*Work to do*.
Repeat the lines exactly from the line that contains "Write the React, TypeScript" through the line that contains "const rows = [1, 2, 3, 4, 5, 6, 7, 8]"; leave images out and add nothing.

(Records contained in a dataset)
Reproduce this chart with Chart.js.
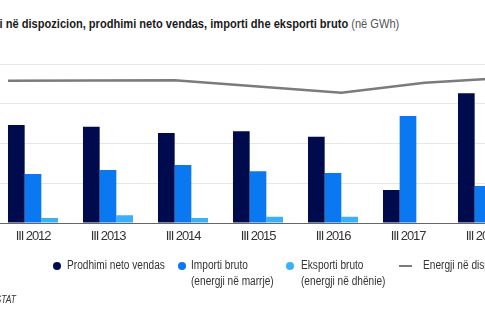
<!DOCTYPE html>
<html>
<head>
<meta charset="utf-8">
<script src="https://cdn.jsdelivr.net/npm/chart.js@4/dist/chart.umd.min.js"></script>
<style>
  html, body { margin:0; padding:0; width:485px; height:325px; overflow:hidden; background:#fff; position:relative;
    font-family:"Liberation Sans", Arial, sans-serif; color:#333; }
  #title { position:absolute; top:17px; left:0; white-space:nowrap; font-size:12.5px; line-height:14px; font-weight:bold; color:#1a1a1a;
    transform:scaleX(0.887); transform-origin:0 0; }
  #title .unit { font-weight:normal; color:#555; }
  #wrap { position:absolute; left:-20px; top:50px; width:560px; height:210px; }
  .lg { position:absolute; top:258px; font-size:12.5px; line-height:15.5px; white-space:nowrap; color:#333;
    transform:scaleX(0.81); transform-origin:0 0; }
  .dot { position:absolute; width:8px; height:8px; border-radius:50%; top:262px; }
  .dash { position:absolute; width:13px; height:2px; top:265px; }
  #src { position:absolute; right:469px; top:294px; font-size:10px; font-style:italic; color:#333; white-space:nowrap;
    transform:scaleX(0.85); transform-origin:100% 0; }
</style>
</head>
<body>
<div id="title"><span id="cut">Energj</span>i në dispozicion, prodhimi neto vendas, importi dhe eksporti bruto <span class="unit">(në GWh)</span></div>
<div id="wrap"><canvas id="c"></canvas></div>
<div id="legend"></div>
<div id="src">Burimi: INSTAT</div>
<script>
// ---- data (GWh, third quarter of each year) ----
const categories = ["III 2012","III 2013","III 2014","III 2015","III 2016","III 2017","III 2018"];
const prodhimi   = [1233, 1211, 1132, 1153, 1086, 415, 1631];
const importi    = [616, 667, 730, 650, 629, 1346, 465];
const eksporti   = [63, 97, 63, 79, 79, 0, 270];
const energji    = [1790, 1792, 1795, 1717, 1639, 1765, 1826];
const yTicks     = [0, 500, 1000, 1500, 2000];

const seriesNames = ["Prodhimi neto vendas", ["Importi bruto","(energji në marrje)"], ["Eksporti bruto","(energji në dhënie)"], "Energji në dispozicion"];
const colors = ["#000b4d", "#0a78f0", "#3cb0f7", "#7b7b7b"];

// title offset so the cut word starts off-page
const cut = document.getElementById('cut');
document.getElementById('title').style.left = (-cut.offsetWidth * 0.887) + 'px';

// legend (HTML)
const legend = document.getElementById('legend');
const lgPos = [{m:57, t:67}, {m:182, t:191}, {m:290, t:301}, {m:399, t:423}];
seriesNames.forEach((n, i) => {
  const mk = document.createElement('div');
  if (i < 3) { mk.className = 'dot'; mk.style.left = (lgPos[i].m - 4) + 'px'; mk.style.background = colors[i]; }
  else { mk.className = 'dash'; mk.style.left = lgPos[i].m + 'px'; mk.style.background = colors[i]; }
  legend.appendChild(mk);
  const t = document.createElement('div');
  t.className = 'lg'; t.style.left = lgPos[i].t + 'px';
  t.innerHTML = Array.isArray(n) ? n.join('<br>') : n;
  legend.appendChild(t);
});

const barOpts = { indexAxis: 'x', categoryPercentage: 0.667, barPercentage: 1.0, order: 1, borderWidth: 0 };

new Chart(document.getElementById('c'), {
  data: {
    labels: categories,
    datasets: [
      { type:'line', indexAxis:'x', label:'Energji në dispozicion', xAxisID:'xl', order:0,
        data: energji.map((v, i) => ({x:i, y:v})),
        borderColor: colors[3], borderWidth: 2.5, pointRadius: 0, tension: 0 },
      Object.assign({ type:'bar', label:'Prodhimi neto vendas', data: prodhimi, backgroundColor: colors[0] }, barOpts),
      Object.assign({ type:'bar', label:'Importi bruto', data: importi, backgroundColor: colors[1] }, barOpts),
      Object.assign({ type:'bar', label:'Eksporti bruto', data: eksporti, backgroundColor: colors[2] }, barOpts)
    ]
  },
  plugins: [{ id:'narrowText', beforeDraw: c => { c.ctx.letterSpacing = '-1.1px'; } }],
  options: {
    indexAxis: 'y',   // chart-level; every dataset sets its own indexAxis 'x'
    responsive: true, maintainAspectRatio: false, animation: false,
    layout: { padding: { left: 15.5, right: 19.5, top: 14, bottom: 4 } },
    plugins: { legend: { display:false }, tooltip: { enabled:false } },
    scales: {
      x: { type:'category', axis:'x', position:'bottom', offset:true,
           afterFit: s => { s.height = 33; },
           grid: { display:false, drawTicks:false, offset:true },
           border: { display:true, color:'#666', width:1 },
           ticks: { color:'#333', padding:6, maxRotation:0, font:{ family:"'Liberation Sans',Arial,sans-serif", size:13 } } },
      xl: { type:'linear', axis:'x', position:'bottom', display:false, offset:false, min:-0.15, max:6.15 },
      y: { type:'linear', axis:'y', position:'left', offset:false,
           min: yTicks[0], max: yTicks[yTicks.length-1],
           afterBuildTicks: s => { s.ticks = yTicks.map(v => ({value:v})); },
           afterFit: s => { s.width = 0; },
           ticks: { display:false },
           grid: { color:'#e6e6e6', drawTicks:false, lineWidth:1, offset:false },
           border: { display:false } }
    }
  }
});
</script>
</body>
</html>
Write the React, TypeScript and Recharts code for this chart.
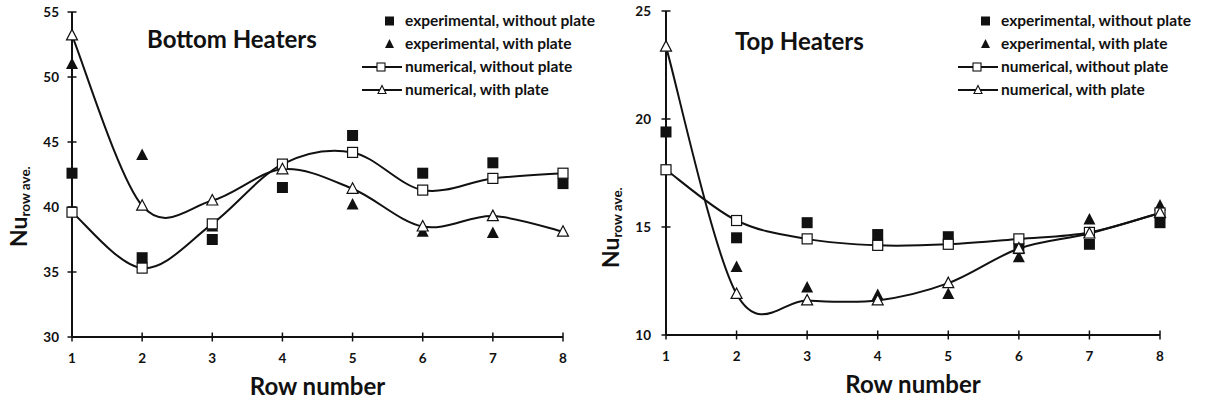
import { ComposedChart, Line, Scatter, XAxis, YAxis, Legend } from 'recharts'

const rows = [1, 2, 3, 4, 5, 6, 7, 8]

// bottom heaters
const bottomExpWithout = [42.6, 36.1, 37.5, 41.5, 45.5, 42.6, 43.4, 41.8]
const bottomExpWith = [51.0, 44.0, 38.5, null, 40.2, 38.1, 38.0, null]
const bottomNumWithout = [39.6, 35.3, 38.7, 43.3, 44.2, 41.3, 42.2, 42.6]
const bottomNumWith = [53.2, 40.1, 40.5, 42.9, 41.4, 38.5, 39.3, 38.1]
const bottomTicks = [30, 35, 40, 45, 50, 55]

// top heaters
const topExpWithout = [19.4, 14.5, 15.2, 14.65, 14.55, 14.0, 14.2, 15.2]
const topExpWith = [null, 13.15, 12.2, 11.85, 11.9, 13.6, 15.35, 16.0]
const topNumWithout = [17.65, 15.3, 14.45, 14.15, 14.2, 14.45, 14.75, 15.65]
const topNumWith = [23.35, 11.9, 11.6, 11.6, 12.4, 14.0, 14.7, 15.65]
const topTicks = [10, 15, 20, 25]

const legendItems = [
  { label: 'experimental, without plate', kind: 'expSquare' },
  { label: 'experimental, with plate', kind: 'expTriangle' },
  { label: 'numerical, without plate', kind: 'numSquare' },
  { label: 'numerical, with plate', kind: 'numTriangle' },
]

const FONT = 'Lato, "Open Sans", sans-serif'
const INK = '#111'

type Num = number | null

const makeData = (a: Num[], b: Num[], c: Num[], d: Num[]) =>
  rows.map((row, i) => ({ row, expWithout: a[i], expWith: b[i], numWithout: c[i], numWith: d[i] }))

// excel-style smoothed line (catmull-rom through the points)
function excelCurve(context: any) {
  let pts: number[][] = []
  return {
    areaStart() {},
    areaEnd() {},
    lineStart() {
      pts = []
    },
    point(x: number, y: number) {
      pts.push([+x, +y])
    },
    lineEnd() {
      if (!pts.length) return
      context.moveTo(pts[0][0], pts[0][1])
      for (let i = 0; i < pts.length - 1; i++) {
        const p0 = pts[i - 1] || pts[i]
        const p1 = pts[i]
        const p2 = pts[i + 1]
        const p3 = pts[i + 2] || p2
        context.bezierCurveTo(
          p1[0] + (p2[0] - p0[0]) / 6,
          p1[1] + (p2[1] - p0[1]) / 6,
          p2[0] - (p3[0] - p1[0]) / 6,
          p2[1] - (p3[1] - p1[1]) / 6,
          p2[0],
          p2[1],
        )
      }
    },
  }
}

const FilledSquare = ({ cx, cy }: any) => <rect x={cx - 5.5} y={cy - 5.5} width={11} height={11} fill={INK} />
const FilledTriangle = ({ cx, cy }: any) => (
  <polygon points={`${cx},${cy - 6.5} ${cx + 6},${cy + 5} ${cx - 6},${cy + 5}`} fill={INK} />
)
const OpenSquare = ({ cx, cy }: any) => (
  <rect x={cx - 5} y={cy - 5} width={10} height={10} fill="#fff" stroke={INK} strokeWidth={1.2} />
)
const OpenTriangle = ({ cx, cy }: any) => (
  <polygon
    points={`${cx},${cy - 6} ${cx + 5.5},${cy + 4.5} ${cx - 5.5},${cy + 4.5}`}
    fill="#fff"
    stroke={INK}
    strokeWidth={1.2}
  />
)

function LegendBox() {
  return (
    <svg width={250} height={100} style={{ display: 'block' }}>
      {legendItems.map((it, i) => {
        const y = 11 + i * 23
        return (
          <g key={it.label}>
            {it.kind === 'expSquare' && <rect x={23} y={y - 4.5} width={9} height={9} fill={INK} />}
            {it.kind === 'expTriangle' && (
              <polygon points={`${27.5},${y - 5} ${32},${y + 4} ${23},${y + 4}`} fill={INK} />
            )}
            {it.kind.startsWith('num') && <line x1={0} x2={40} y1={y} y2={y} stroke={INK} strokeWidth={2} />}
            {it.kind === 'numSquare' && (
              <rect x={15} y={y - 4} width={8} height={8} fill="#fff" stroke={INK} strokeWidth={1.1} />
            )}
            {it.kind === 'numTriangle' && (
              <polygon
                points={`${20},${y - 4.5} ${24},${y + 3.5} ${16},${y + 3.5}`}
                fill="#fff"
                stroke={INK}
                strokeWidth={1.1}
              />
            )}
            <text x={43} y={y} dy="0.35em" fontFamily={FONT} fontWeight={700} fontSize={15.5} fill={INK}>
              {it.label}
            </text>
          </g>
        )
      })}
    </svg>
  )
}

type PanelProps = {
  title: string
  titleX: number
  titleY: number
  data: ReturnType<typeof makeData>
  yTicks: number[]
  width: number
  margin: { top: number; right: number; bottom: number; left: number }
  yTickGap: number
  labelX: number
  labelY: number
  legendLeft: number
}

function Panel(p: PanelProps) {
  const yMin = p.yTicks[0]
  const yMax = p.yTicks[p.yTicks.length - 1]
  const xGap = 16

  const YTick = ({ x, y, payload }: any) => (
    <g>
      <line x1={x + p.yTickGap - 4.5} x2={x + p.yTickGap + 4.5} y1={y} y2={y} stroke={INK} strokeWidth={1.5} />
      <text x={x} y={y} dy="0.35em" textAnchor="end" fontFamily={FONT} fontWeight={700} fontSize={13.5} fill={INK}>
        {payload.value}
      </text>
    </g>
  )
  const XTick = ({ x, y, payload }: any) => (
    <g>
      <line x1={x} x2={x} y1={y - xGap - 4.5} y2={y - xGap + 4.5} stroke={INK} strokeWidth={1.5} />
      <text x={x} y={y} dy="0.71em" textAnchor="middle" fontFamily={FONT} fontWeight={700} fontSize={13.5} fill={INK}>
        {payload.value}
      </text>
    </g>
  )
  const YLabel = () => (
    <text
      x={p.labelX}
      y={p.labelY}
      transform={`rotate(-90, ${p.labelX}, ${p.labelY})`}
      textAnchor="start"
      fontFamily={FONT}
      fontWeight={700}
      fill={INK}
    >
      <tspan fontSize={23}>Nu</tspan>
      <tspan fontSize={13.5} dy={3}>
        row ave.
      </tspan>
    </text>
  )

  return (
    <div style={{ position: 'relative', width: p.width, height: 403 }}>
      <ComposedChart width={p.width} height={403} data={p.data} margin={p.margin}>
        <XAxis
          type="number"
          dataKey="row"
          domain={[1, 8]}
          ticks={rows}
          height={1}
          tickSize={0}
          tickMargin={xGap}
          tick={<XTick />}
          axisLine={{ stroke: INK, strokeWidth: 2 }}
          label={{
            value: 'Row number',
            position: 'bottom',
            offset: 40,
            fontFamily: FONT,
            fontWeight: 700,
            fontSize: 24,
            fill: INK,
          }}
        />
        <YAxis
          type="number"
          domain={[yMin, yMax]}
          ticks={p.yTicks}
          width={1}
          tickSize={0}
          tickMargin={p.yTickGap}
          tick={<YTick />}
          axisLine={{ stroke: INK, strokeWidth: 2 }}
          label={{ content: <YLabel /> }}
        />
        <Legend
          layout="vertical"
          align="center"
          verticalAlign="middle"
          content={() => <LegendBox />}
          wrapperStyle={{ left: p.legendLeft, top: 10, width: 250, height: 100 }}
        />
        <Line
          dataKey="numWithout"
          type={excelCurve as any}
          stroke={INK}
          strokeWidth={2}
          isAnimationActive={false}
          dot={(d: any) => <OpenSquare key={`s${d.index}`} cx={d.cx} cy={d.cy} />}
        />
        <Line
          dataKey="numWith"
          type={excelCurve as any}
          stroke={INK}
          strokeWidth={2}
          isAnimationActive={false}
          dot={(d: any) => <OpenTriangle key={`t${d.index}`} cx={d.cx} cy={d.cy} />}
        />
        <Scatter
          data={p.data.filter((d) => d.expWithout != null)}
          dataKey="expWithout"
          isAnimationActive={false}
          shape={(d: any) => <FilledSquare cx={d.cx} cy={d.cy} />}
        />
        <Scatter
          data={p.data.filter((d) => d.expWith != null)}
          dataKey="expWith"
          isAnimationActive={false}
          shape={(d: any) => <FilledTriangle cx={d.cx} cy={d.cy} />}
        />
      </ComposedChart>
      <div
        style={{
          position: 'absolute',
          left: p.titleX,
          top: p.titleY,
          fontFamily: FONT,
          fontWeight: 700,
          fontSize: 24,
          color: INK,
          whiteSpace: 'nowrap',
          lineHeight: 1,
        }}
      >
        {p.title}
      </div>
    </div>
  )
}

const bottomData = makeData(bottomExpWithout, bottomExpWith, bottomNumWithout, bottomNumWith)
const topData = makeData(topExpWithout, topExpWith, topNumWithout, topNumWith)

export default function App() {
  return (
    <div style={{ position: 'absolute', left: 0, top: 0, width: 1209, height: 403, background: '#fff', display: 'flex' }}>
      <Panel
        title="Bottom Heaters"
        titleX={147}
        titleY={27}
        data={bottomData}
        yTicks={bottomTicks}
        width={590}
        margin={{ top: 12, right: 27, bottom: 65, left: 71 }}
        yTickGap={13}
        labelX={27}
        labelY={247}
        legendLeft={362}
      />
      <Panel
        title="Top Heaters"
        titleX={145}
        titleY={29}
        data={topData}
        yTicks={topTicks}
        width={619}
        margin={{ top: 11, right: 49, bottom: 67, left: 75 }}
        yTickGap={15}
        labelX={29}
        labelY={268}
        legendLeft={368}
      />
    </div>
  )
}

*Worked solution*.
Write the React, TypeScript and Recharts code for this chart.
import { ComposedChart, Line, Scatter, XAxis, YAxis, Legend } from 'recharts'

const rows = [1, 2, 3, 4, 5, 6, 7, 8]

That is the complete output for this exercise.